> [INSTRUCTIONS TO FOLLOW]
Write the data below out exactly as it stands. Do not include the pictures.

> [INFORMATION SUPPLIED]
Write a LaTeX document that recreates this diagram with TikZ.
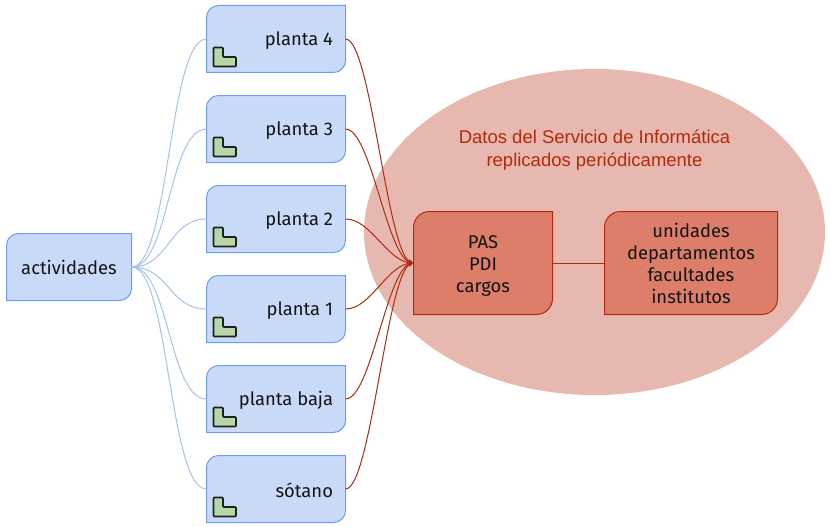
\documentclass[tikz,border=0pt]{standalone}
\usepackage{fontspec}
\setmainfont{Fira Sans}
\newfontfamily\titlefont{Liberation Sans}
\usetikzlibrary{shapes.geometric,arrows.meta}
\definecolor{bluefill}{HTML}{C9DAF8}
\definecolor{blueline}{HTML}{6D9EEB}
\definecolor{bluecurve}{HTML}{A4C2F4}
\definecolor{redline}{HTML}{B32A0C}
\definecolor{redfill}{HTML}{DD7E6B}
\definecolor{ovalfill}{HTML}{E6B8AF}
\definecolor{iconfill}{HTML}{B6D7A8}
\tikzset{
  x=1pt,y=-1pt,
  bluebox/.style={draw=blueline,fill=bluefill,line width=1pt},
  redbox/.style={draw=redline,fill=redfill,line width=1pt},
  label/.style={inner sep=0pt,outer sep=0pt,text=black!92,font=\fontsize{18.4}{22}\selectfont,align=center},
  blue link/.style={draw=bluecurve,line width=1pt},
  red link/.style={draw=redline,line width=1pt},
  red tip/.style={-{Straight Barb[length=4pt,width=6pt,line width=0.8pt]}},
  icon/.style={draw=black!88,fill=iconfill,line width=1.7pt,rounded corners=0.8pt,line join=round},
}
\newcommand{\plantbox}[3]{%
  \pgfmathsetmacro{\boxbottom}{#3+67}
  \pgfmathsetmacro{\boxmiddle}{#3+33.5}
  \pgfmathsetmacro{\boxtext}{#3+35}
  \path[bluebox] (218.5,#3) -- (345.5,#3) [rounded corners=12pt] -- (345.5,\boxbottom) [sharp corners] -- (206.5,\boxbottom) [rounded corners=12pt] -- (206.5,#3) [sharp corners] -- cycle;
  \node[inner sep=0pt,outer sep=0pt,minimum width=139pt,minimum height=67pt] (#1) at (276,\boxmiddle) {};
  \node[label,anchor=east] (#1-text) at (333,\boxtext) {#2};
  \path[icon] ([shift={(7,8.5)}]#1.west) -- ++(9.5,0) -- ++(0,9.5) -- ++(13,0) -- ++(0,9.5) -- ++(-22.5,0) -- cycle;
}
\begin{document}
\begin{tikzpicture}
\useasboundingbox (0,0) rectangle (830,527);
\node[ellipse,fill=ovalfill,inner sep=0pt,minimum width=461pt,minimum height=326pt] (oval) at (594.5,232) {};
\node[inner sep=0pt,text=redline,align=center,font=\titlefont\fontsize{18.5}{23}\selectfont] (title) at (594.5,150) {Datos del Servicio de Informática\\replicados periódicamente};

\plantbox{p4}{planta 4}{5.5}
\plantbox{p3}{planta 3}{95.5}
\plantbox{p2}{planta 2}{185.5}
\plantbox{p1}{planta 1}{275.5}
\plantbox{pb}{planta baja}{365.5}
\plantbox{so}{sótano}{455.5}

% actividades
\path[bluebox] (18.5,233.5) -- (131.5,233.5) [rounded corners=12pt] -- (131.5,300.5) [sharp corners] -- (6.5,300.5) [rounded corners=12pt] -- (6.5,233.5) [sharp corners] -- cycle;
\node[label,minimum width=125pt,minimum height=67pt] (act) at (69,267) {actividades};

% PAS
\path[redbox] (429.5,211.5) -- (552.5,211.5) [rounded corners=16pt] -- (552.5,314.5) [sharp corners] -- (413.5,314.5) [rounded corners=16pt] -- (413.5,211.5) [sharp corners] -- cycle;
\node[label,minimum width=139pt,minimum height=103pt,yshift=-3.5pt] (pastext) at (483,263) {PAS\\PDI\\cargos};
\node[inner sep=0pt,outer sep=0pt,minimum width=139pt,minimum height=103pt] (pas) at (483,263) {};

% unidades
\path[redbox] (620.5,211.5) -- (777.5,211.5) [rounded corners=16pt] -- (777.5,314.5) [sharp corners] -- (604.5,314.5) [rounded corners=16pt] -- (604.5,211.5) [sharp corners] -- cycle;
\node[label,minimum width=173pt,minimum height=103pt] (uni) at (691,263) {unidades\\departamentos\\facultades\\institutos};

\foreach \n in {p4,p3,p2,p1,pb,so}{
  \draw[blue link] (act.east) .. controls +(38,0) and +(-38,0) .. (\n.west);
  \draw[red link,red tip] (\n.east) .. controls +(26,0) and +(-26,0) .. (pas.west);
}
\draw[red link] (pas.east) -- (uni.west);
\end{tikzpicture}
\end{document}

> [RESULT]
Write a LaTeX document that recreates this diagram with TikZ.
\documentclass[tikz,border=0pt]{standalone}
\usepackage{fontspec}
\setmainfont{Fira Sans}
\newfontfamily\titlefont{Liberation Sans}
\usetikzlibrary{shapes.geometric,arrows.meta}
\definecolor{bluefill}{HTML}{C9DAF8}
\definecolor{blueline}{HTML}{6D9EEB}
\definecolor{bluecurve}{HTML}{A4C2F4}
\definecolor{redline}{HTML}{B32A0C}
\definecolor{redfill}{HTML}{DD7E6B}
\definecolor{ovalfill}{HTML}{E6B8AF}
\definecolor{iconfill}{HTML}{B6D7A8}
\tikzset{
  x=1pt,y=-1pt,
  bluebox/.style={draw=blueline,fill=bluefill,line width=1pt},
  redbox/.style={draw=redline,fill=redfill,line width=1pt},
  label/.style={inner sep=0pt,outer sep=0pt,text=black!92,font=\fontsize{18.4}{22}\selectfont,align=center},
  blue link/.style={draw=bluecurve,line width=1pt},
  red link/.style={draw=redline,line width=1pt},
  red tip/.style={-{Straight Barb[length=4pt,width=6pt,line width=0.8pt]}},
  icon/.style={draw=black!88,fill=iconfill,line width=1.7pt,rounded corners=0.8pt,line join=round},
}
\newcommand{\plantbox}[3]{%
  \pgfmathsetmacro{\boxbottom}{#3+67}
  \pgfmathsetmacro{\boxmiddle}{#3+33.5}
  \pgfmathsetmacro{\boxtext}{#3+35}
  \path[bluebox] (218.5,#3) -- (345.5,#3) [rounded corners=12pt] -- (345.5,\boxbottom) [sharp corners] -- (206.5,\boxbottom) [rounded corners=12pt] -- (206.5,#3) [sharp corners] -- cycle;
  \node[inner sep=0pt,outer sep=0pt,minimum width=139pt,minimum height=67pt] (#1) at (276,\boxmiddle) {};
  \node[label,anchor=east] (#1-text) at (333,\boxtext) {#2};
  \path[icon] ([shift={(7,8.5)}]#1.west) -- ++(9.5,0) -- ++(0,9.5) -- ++(13,0) -- ++(0,9.5) -- ++(-22.5,0) -- cycle;
}
\begin{document}
\begin{tikzpicture}
\useasboundingbox (0,0) rectangle (830,527);
\node[ellipse,fill=ovalfill,inner sep=0pt,minimum width=461pt,minimum height=326pt] (oval) at (594.5,232) {};
\node[inner sep=0pt,text=redline,align=center,font=\titlefont\fontsize{18.5}{23}\selectfont] (title) at (594.5,150) {Datos del Servicio de Informática\\replicados periódicamente};

\plantbox{p4}{planta 4}{5.5}
\plantbox{p3}{planta 3}{95.5}
\plantbox{p2}{planta 2}{185.5}
\plantbox{p1}{planta 1}{275.5}
\plantbox{pb}{planta baja}{365.5}
\plantbox{so}{sótano}{455.5}

% actividades
\path[bluebox] (18.5,233.5) -- (131.5,233.5) [rounded corners=12pt] -- (131.5,300.5) [sharp corners] -- (6.5,300.5) [rounded corners=12pt] -- (6.5,233.5) [sharp corners] -- cycle;
\node[label,minimum width=125pt,minimum height=67pt] (act) at (69,267) {actividades};

% PAS
\path[redbox] (429.5,211.5) -- (552.5,211.5) [rounded corners=16pt] -- (552.5,314.5) [sharp corners] -- (413.5,314.5) [rounded corners=16pt] -- (413.5,211.5) [sharp corners] -- cycle;
\node[label,minimum width=139pt,minimum height=103pt,yshift=-3.5pt] (pastext) at (483,263) {PAS\\PDI\\cargos};
\node[inner sep=0pt,outer sep=0pt,minimum width=139pt,minimum height=103pt] (pas) at (483,263) {};

% unidades
\path[redbox] (620.5,211.5) -- (777.5,211.5) [rounded corners=16pt] -- (777.5,314.5) [sharp corners] -- (604.5,314.5) [rounded corners=16pt] -- (604.5,211.5) [sharp corners] -- cycle;
\node[label,minimum width=173pt,minimum height=103pt] (uni) at (691,263) {unidades\\departamentos\\facultades\\institutos};

\foreach \n in {p4,p3,p2,p1,pb,so}{
  \draw[blue link] (act.east) .. controls +(38,0) and +(-38,0) .. (\n.west);
  \draw[red link,red tip] (\n.east) .. controls +(26,0) and +(-26,0) .. (pas.west);
}
\draw[red link] (pas.east) -- (uni.west);
\end{tikzpicture}
\end{document}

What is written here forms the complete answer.